* **Aim of the exercise**:
Select, from the data, each line where "this" occurs.

* **Source data**:
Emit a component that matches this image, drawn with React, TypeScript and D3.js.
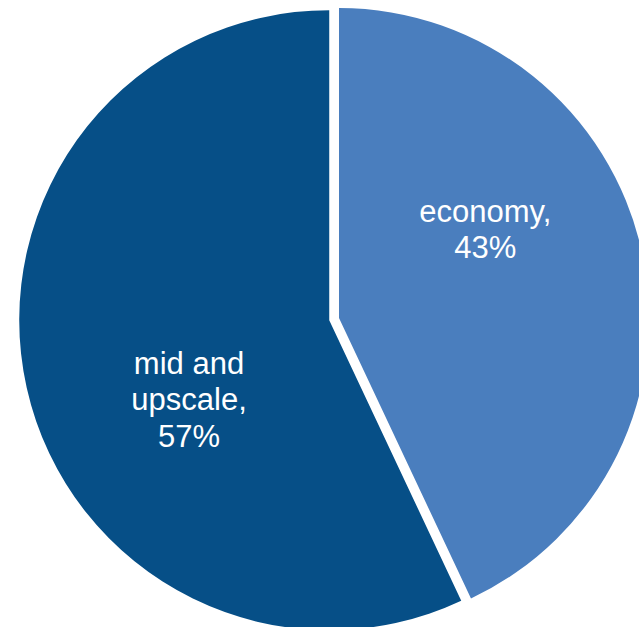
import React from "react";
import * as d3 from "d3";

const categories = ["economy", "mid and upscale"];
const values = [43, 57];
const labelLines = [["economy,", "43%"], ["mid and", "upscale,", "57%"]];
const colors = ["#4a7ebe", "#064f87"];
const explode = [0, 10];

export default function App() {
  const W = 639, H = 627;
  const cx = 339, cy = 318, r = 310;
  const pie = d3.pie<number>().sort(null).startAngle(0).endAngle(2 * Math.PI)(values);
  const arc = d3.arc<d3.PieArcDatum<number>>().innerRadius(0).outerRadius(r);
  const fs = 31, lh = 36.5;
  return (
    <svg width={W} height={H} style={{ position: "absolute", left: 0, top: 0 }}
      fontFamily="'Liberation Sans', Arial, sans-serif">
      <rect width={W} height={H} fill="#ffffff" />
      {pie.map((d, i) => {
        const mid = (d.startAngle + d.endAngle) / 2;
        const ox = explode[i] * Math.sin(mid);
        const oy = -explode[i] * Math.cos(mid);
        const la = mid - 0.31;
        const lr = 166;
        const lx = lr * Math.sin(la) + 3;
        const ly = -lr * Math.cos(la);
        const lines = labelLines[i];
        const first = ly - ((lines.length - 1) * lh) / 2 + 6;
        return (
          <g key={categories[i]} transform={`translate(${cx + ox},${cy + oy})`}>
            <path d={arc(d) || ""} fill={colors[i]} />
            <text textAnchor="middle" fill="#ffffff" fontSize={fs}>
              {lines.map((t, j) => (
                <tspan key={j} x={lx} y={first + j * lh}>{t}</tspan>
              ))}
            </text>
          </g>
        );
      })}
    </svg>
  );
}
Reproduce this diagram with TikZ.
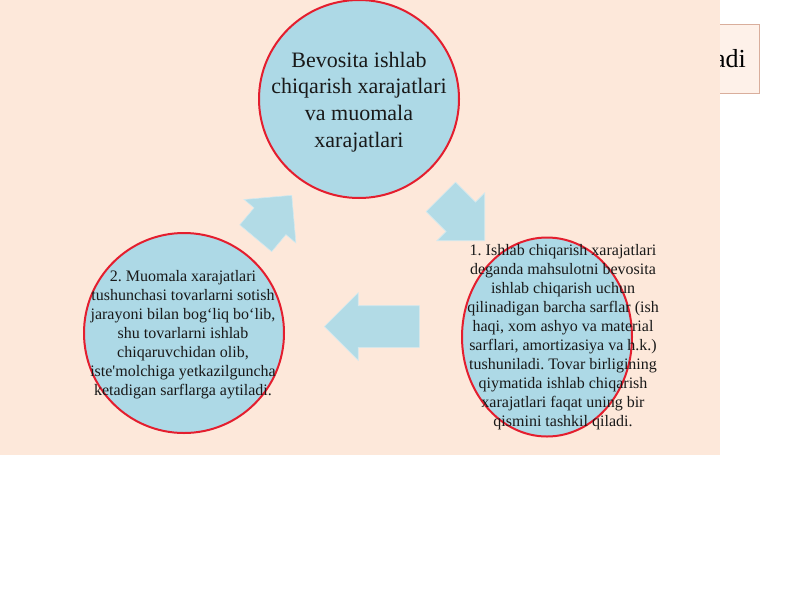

* **Response**:
Emit a component that matches this image, drawn with React, TypeScript and D3.js.
Reproduce this diagram with TikZ.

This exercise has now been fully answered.